When a Christian is on the receiving end of surprise DNA testing results, how should they respond?
This is Part 2 of “DNA Testing and Unexpected Results - How should Christians respond when it happens to them?”
Families are being united and torn apart.
This is two-fold:
Someone discovers they are the result of a secret (affair/rape, donor conceived, etc.) or maybe there’s a different biological father and Mom didn’t even know. Perhaps they were adopted and have just discovered their biological family! Now that individual (NPE) must decide what to do. Their identity is shattered - who are they really? Do you tell your mom you know? How does this affect your spouse, children, aunts and uncles, grandparents and others in your family? Your family name, do you change it? Will people treat you the same? Why do you feel different?
And on and on the questions and potential situations go. It’s literally any combination you can imagine.
So you’ve found out you have a different bio dad and you want to connect with him.
Maybe your discovery is that you were adopted or donor conceived. Or, that the mother who raised you was really your grandmother or aunt. Are you seeking to destroy someone by telling your story, or is your desire to potentially add to your life and family (and theirs?) If you are out to get even or “tell them what you think,” now isn’t the time to reach out. Your motives are not pure, you need time to heal first.
Consider the age in which your parents were raised and then the time when you were conceived. The term “pregnant” was possibly a dirty word. An unwed mother would sully the family name. Being a single mother was barely possible perhaps and if an assault was involved, it was “the thing never to be spoken of again.” Women were shamed and blamed. The child was often not accepted into society.
If your biological father was a sperm donor, consider his why. Why did he chose to donate? Some men genuinely believe they are doing a wonderful thing by helping a couple conceive. And yes, some just wanted the money.
You are contacted by someone who claims to be a biological child/sibling.
Did you know and choose to ignore the fact? Maybe there was a short-lived affair? Were you a college kid who was just “having fun” and you honestly did not have a clue? What will your wife and kids think? This person just “blew the whistle” on your Dad or Grandfather, do you tell them you know their secret? Should you accept this person into your family? What are the pros and cons to meeting this new biologically related individual? Do they just want money?
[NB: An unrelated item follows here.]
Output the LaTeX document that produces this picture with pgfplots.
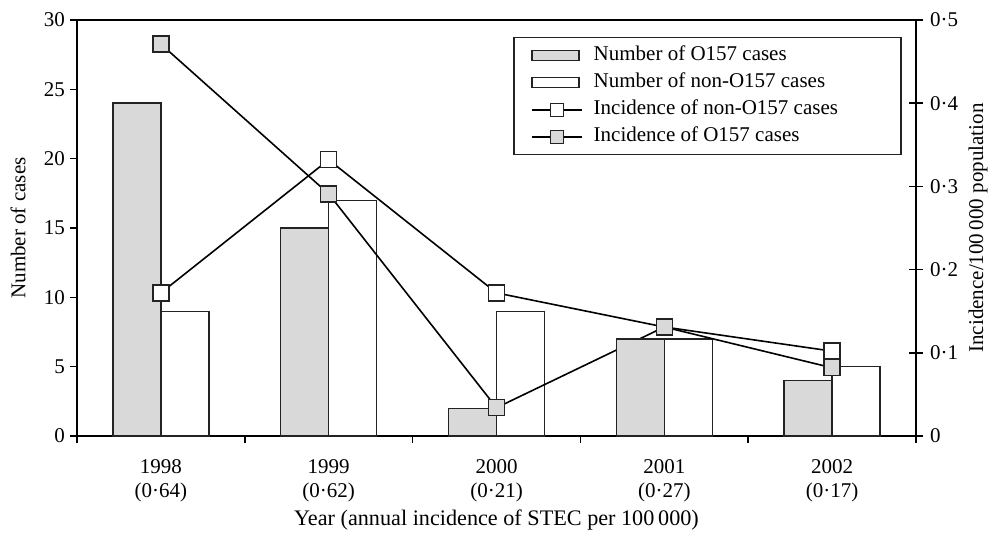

When you are contacted by a biologically related person, this is a very fragile time. Not only will the other person potentially be facing a personal identity crisis and their own family turmoil, but now you and your family have decisions to make.
As a whole, the NPE community is not begging to be in your next family Christmas photo. They just want to look in the eyes of someone who looks like them. They want a general family medical history and to meet their biological parent. A couple pictures might be nice too.
On both sides of the coin, you are entering uncharted waters. There’s no right or wrong way to feel. There is no way to know how your biological family/family member will respond.
Whatever was put in motion at the time of conception - don’t allow that cycle to continue. If you are the NPE, you can take control by walking through contacting your bio family, respectfully. If you have been contacted by someone related to you biologically, you can break the cycle by handling the situation respectfully.
A hard truth is this - a new person might have just walked into your life, because of a biological connection, and you are finding them to not exactly be what you would have chosen. I get it. There are good people and there are bad people in the world. There are sweet and there are difficult people. There are givers and there are takers.
For some, finding their biological family might be a joyous occasion where they are welcomed into a vibrant, healthy family situation. For others, there might be unhealthy boundaries, behaviors and expectations in place with their new bio family.
Just because you learn you have a biologically related family member does not mean you must embrace them into your family. BUT - you should still treat that individual with kindness and respect. For an NPE, rejection is something they fear. For a new bio family, they are cautious and skeptical.
Sin kills and destroys - stop that cycle by doing what you know is right. Adhere to the moral guidelines given in Scripture.
Thank God our world has begun to change and the church too, has started to better understand how to properly walk through these unexpected situations.
No victim shaming allowed. Abuse will never be condoned or covered up. We celebrate new life. You see…Jesus came to restore. Jesus came to redeem. Jesus came to set free. Jesus came to bring life.
How can this NPE discovery be a display of the Gospel in your life and family? What a perfect chance to live out-loud or experience the Gospel personally. Such an amazing time to show and experience Christ’s unfailing love and acceptance.